### Your instructions
Leave out the pictures and repeat the data exactly.
── Information shown
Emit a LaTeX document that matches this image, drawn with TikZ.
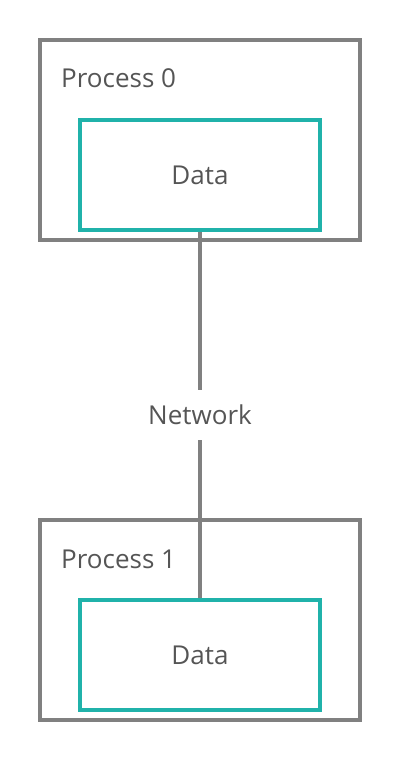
\documentclass[tikz,border=0pt]{standalone}
\usepackage{fontspec}
\setmainfont{Open Sans}
\definecolor{boxgray}{HTML}{808080}
\definecolor{teal2}{HTML}{20B2AA}
\definecolor{txt}{HTML}{555555}
\begin{document}
\begin{tikzpicture}[x=1pt,y=-1pt,
  outerbox/.style={draw=boxgray,line width=4pt,minimum width=320pt,minimum height=200pt,inner sep=0pt},
  databox/.style={draw=teal2,line width=4pt,minimum width=240pt,minimum height=110pt,inner sep=0pt,font=\fontsize{26}{30}\selectfont,text=txt},
  lbl/.style={font=\fontsize{26}{30}\selectfont,text=txt,inner sep=0pt,anchor=base west},
  link/.style={draw=boxgray,line width=4pt}]
\useasboundingbox (0,0) rectangle (400,760);
\node[outerbox] (p0) at (200,140) {};
\node[lbl] (l0) at (61,88) {Process 0};
\node[databox] (d0) at (200,175) {Data};
\node[outerbox] (p1) at (200,620) {};
\node[lbl] (l1) at (61,568) {Process 1};
\node[databox] (d1) at (200,655) {Data};
\node[font=\fontsize{26}{30}\selectfont,text=txt,minimum height=50pt,inner sep=0pt] (net) at (200,415) {Network};
\draw[link] (d0.south) -- (net.north);
\draw[link] (net.south) -- (d1.north);
\end{tikzpicture}
\end{document}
────
### Response to the task
Emit a LaTeX document that matches this image, drawn with TikZ.
\documentclass[tikz,border=0pt]{standalone}
\usepackage{fontspec}
\setmainfont{Open Sans}
\definecolor{boxgray}{HTML}{808080}
\definecolor{teal2}{HTML}{20B2AA}
\definecolor{txt}{HTML}{555555}
\begin{document}
\begin{tikzpicture}[x=1pt,y=-1pt,
  outerbox/.style={draw=boxgray,line width=4pt,minimum width=320pt,minimum height=200pt,inner sep=0pt},
  databox/.style={draw=teal2,line width=4pt,minimum width=240pt,minimum height=110pt,inner sep=0pt,font=\fontsize{26}{30}\selectfont,text=txt},
  lbl/.style={font=\fontsize{26}{30}\selectfont,text=txt,inner sep=0pt,anchor=base west},
  link/.style={draw=boxgray,line width=4pt}]
\useasboundingbox (0,0) rectangle (400,760);
\node[outerbox] (p0) at (200,140) {};
\node[lbl] (l0) at (61,88) {Process 0};
\node[databox] (d0) at (200,175) {Data};
\node[outerbox] (p1) at (200,620) {};
\node[lbl] (l1) at (61,568) {Process 1};
\node[databox] (d1) at (200,655) {Data};
\node[font=\fontsize{26}{30}\selectfont,text=txt,minimum height=50pt,inner sep=0pt] (net) at (200,415) {Network};
\draw[link] (d0.south) -- (net.north);
\draw[link] (net.south) -- (d1.north);
\end{tikzpicture}
\end{document}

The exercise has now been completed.